WHAT THIS TASK INVOLVES |
Leave the pictures out and retype the lines from the beginning through the line with "270, 305, 349];", both ends included.

SOURCE EXCERPT |
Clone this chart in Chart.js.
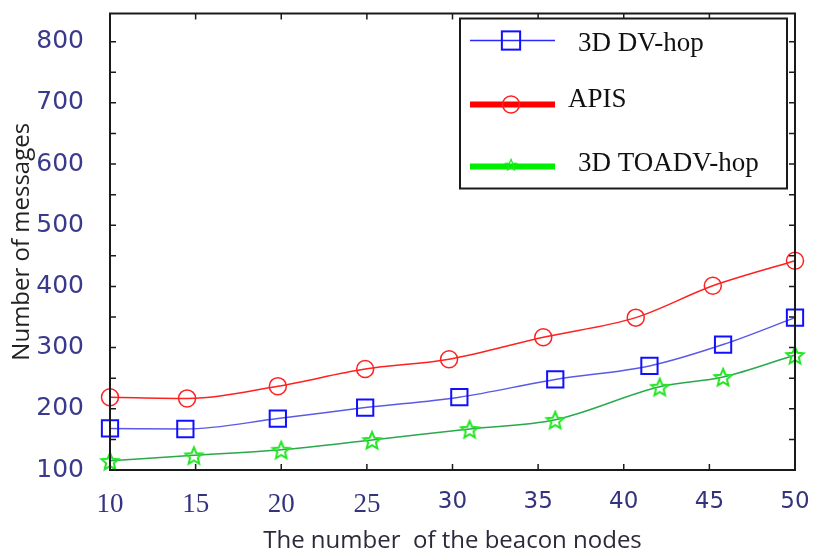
<!DOCTYPE html>
<html>
<head>
<meta charset="utf-8">
<script src="https://cdn.jsdelivr.net/npm/chart.js"></script>
<style>
  body { margin: 0; background: #fff; }
</style>
</head>
<body>
<canvas id="myChart" width="822" height="557"></canvas>
<script>
// Datos
var seriesNames = ['3D DV-hop', 'APIS', '3D TOADV-hop'];

var xDvHop = [10, 14.4, 19.8, 24.9, 30.4, 36, 41.5, 45.8, 50];
var yDvHop = [168, 167, 184, 202, 219, 248, 270, 305, 349];

var xApis = [10, 14.5, 19.8, 24.9, 29.8, 35.3, 40.7, 45.2, 50];
var yApis = [219, 217, 237, 265, 281, 317, 349, 401, 442];

var xToa = [10, 14.9, 20, 25.3, 31, 36, 42.1, 45.8, 50];
var yToa = [115, 124, 133, 149, 167, 182, 236, 252, 288];

var xTickLabels = [10, 15, 20, 25, 30, 35, 40, 45, 50];
var yTickLabels = [100, 200, 300, 400, 500, 600, 700, 800];

function toPoints(xs, ys) {
    return xs.map(function (x, i) { return { x: x, y: ys[i] }; });
}

// Estrella de cinco puntas como imagen para pointStyle
function makeStar(size, color, lw) {
    var c = document.createElement('canvas');
    c.width = size; c.height = size;
    var g = c.getContext('2d');
    var cx = size / 2, cy = size / 2 + 1;
    var ro = size / 2 - 2, ri = ro * 0.45;
    g.beginPath();
    for (var i = 0; i < 10; i++) {
        var r = i % 2 === 0 ? ro : ri;
        var a = -Math.PI / 2 + i * Math.PI / 5;
        var px = cx + r * Math.cos(a), py = cy + r * Math.sin(a);
        if (i === 0) g.moveTo(px, py); else g.lineTo(px, py);
    }
    g.closePath();
    g.strokeStyle = color;
    g.lineWidth = lw;
    g.stroke();
    return c;
}
var starImg = makeStar(22, '#22e622', 2);

// Marco y marcas interiores en los cuatro lados
var framePlugin = {
    id: 'frame',
    afterDatasetsDraw: function (chart) {
        var ctx = chart.ctx, a = chart.chartArea;
        var xs = chart.scales.x, ys = chart.scales.y;
        ctx.save();
        ctx.strokeStyle = '#1a1a1a';
        ctx.lineWidth = 1.5;
        ctx.beginPath();
        for (var v = 15; v < 50; v += 5) {
            var px = xs.getPixelForValue(v);
            ctx.moveTo(px, a.bottom); ctx.lineTo(px, a.bottom - 6);
            ctx.moveTo(px, a.top); ctx.lineTo(px, a.top + 6);
        }
        for (var w = 150; w <= 800; w += 50) {
            var py = ys.getPixelForValue(w);
            ctx.moveTo(a.left, py); ctx.lineTo(a.left + 6, py);
            ctx.moveTo(a.right, py); ctx.lineTo(a.right - 6, py);
        }
        ctx.stroke();
        ctx.lineWidth = 2;
        ctx.strokeRect(a.left, a.top, a.right - a.left, a.bottom - a.top);
        ctx.restore();
    }
};

// Leyenda con recuadro, dibujada a mano
var boxLegendPlugin = {
    id: 'boxLegend',
    afterDraw: function (chart) {
        var ctx = chart.ctx, a = chart.chartArea;
        var w = 327, h = 170;
        var left = a.right - 8 - w, top = a.top + 5;
        ctx.save();
        ctx.fillStyle = '#fff';
        ctx.fillRect(left, top, w, h);
        ctx.strokeStyle = '#1a1a1a';
        ctx.lineWidth = 2;
        ctx.strokeRect(left, top, w, h);

        var rows = [
            { ds: 0, y: 22, lw: 1.5, tx: 118, ty: 3 },
            { ds: 1, y: 86, lw: 6, tx: 108, ty: -5 },
            { ds: 2, y: 148, lw: 6, tx: 118, ty: -3 }
        ];
        rows.forEach(function (r) {
            var ds = chart.data.datasets[r.ds];
            var yy = top + r.y;
            ctx.strokeStyle = ds.legendColor;
            ctx.lineWidth = r.lw;
            ctx.beginPath();
            ctx.moveTo(left + 10, yy); ctx.lineTo(left + 95, yy);
            ctx.stroke();
            var mx = left + 51;
            ctx.strokeStyle = ds.pointBorderColor;
            ctx.lineWidth = ds.pointBorderWidth;
            if (ds.pointStyle === 'circle') {
                ctx.beginPath();
                ctx.arc(mx, yy, ds.pointRadius, 0, Math.PI * 2);
                ctx.stroke();
            } else if (ds.pointStyle === 'rect') {
                var s = ds.pointRadius * Math.SQRT1_2 + 1;
                ctx.strokeRect(mx - s, yy - s, 2 * s, 2 * s);
            } else {
                ctx.drawImage(starImg, mx - 7, yy - 9, 14, 14);
            }
            ctx.fillStyle = '#111';
            ctx.font = '27px "Liberation Serif"';
            ctx.textBaseline = 'middle';
            ctx.fillText(ds.label, left + r.tx, yy + r.ty);
        });
        ctx.restore();
    }
};

var ctx = document.getElementById('myChart').getContext('2d');

var myChart = new Chart(ctx, {
    type: 'line',
    data: {
        datasets: [{
            label: seriesNames[0],
            data: toPoints(xDvHop, yDvHop),
            borderColor: '#5a5ae8',
            legendColor: '#2a2aff',
            borderWidth: 1.5,
            pointStyle: 'rect',
            pointRadius: 11.5,
            pointBorderColor: '#1010ff',
            pointBackgroundColor: 'rgba(0,0,0,0)',
            pointBorderWidth: 2
        }, {
            label: seriesNames[1],
            data: toPoints(xApis, yApis),
            borderColor: '#ff2020',
            legendColor: '#ff0000',
            borderWidth: 1.5,
            pointStyle: 'circle',
            pointRadius: 8.5,
            pointBorderColor: '#ff2020',
            pointBackgroundColor: 'rgba(0,0,0,0)',
            pointBorderWidth: 1.5
        }, {
            label: seriesNames[2],
            data: toPoints(xToa, yToa),
            borderColor: '#2aa84c',
            legendColor: '#00ee00',
            borderWidth: 1.5,
            pointStyle: starImg,
            pointRadius: 9,
            pointBorderColor: '#22e622',
            pointBorderWidth: 2
        }]
    },
    options: {
        responsive: false,
        animation: false,
        cubicInterpolationMode: 'monotone',
        clip: false,
        layout: { padding: { top: 13, right: 27, left: 0, bottom: 0 } },
        plugins: {
            legend: { display: false },
            tooltip: { enabled: false }
        },
        scales: {
            x: {
                type: 'linear',
                min: 10,
                max: 50,
                grid: { display: false },
                border: { display: false },
                afterBuildTicks: function (scale) {
                    scale.ticks = xTickLabels.map(function (v) { return { value: v }; });
                },
                afterFit: function (scale) {
                    scale.height = 87;
                    scale.paddingLeft = 0;
                    scale.paddingRight = 0;
                },
                ticks: {
                    padding: 13,
                    maxRotation: 0,
                    color: '#34347e',
                    font: function (c) {
                        if (c.tick && c.tick.value < 30) {
                            return { family: '"Liberation Serif"', size: 27, lineHeight: 1 };
                        }
                        return { family: '"DejaVu Sans"', size: 23, lineHeight: 1 };
                    }
                },
                title: {
                    display: true,
                    text: 'The number  of the beacon nodes',
                    color: '#2a2a3a',
                    font: { family: '"Open Sans"', size: 24 },
                    padding: { top: 0, bottom: 1 }
                }
            },
            y: {
                type: 'linear',
                min: 100,
                max: 846,
                grid: { display: false },
                border: { display: false },
                afterBuildTicks: function (scale) {
                    scale.ticks = yTickLabels.map(function (v) { return { value: v }; });
                },
                afterFit: function (scale) {
                    scale.width = 110;
                    scale.paddingTop = 0;
                    scale.paddingBottom = 0;
                },
                ticks: {
                    padding: 18,
                    color: '#3a3a8c',
                    font: { family: '"DejaVu Sans"', size: 25, lineHeight: 1 }
                },
                title: {
                    display: true,
                    text: 'Number of messages',
                    color: '#222',
                    font: { family: '"Open Sans"', size: 24 },
                    padding: { top: 8, bottom: 0 }
                }
            }
        }
    },
    plugins: [framePlugin, boxLegendPlugin]
});
</script>
</body>
</html>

IN RESPONSE |
Clone this chart in Chart.js.
<!DOCTYPE html>
<html>
<head>
<meta charset="utf-8">
<script src="https://cdn.jsdelivr.net/npm/chart.js"></script>
<style>
  body { margin: 0; background: #fff; }
</style>
</head>
<body>
<canvas id="myChart" width="822" height="557"></canvas>
<script>
// Datos
var seriesNames = ['3D DV-hop', 'APIS', '3D TOADV-hop'];

var xDvHop = [10, 14.4, 19.8, 24.9, 30.4, 36, 41.5, 45.8, 50];
var yDvHop = [168, 167, 184, 202, 219, 248, 270, 305, 349];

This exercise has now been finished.